As molecular workers of the cell, proteins often do business with a handshake, temporarily grasping other molecules to pass on signals that order cells to grow or multiply. Now researchers have devised a new strategy to tighten or loosen the proteins' grip. The new technique, reported in the current Proceedings of the National Academy of Sciences, could boost the ability of drug researchers to reroute cell signaling and prevent the runaway growth of cancer cells.
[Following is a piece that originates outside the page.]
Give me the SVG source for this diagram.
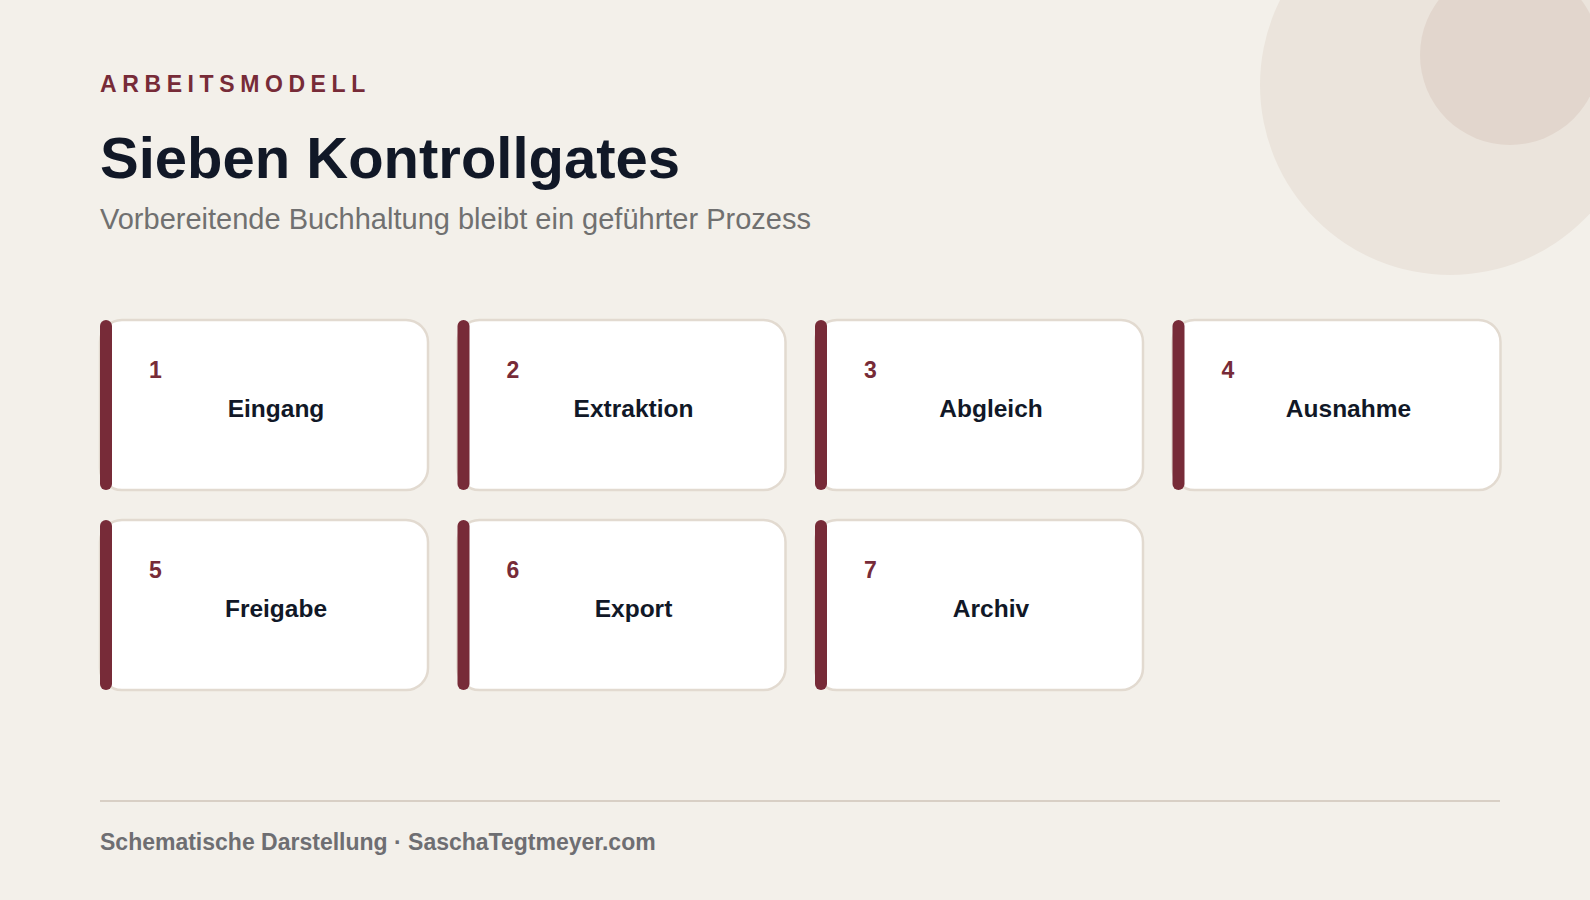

For generations, biochemistry students have learned that molecules called ligands bind to a receptor or an enzyme like a key fits a lock. Many drugs mimic natural ligands, altering cell signaling by either jamming the lock or opening it better than the natural key. But many of the cell's growth signals are passed on by large protein ligands, which may bind to the target protein in several places over a large area. Long searches by legions of drug company workers have yielded few potential drugs, which are typically very small, that can block a much larger protein from signaling another protein.
The immune system has provided some inspiration for solving this conundrum. Immune system cells are activated when a small signaling ligand binds to a receptor within the cells, but the ligand is only weakly attracted. The solution is to use a large delivery protein (called FKBP52) to hand deliver the ligand to its receptor. Inspired by this strategy, the researchers--biochemist Gerry Crabtree, chemist Thomas Wandless, and their colleagues at Stanford University--wanted to try hand-delivering a ligand to block a protein fragment called SH2 found on many growth-signaling enzymes.
The team enlisted FKBP52 to carry a small, weakly binding drug called a tetrapeptide to the SH2 fragment. The researchers attached the tetrapeptide to FKBP52 with a second protein that bound to both molecules. Using a radioactive binding assay, the team showed that the delivery protein helped the drug bind three times more tightly to SH2 than it normally does, probably because the delivery protein itself also grasps the target protein. A second delivery protein, called FKBP12, actually weakened the interaction. The combination of small ligand and delivery protein could block signaling between pairs of proteins like growth factors and receptors better than a small ligand alone.
Other experts say that the technique should boost drug design efforts and help scientists fine-tune cell signaling molecules. "I think it's an idea of great generality because there are many protein surfaces you might be able to borrow," says organic chemist Jon Clardy of Cornell University. "It's a very unique approach to a long-standing problem."